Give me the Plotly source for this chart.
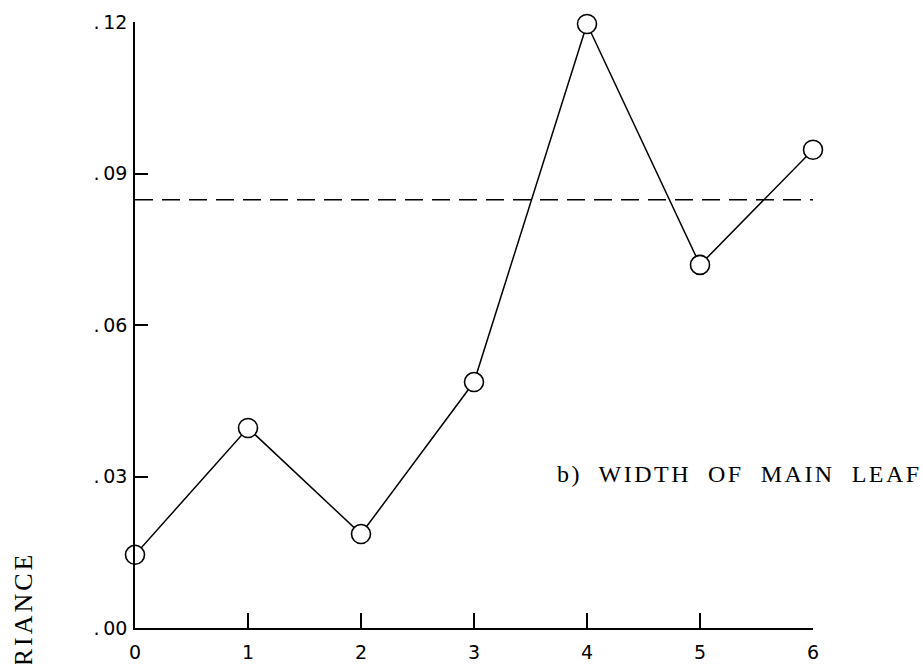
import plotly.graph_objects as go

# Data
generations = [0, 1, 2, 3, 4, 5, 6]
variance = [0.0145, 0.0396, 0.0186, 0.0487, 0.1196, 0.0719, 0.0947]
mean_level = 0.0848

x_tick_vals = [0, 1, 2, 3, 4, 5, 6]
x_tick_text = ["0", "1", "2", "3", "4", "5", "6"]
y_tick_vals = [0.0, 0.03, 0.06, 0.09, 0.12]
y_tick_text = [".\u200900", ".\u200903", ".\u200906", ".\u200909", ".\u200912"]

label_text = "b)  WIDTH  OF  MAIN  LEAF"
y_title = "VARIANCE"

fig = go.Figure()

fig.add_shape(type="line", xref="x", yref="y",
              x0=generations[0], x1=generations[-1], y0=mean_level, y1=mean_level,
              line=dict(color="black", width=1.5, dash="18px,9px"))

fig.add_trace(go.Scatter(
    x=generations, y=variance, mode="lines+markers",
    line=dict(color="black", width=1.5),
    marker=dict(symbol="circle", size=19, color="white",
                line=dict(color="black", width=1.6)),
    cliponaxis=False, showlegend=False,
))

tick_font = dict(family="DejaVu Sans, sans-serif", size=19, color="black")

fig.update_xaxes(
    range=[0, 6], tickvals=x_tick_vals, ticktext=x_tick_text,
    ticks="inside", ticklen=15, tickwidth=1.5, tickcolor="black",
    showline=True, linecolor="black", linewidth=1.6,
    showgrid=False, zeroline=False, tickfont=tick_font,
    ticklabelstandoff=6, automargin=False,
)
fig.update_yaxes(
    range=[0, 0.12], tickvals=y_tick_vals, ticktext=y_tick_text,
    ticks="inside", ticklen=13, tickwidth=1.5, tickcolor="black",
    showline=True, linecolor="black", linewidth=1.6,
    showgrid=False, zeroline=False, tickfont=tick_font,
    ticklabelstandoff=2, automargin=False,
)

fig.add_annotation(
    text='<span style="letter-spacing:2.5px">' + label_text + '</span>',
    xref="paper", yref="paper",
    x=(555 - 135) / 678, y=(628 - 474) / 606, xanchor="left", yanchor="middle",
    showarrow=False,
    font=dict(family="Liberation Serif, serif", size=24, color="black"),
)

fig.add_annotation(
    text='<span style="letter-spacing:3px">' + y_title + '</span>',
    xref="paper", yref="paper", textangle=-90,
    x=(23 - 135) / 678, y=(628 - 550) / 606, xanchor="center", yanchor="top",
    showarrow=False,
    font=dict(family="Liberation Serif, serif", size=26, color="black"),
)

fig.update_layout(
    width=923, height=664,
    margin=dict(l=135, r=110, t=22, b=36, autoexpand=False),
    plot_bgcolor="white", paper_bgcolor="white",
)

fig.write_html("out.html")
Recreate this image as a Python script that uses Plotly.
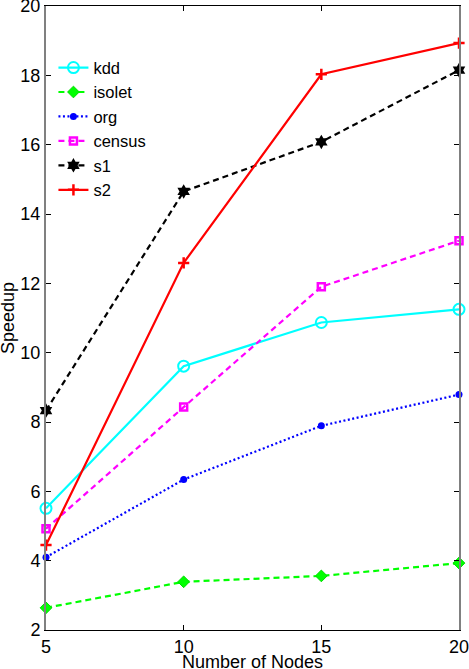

• **Task statement**: Copy every line of the material in which the word "this" occurs.

• **Task answer**:
Give me the Plotly source for this chart.
Recreate this image as a Python script that uses Plotly.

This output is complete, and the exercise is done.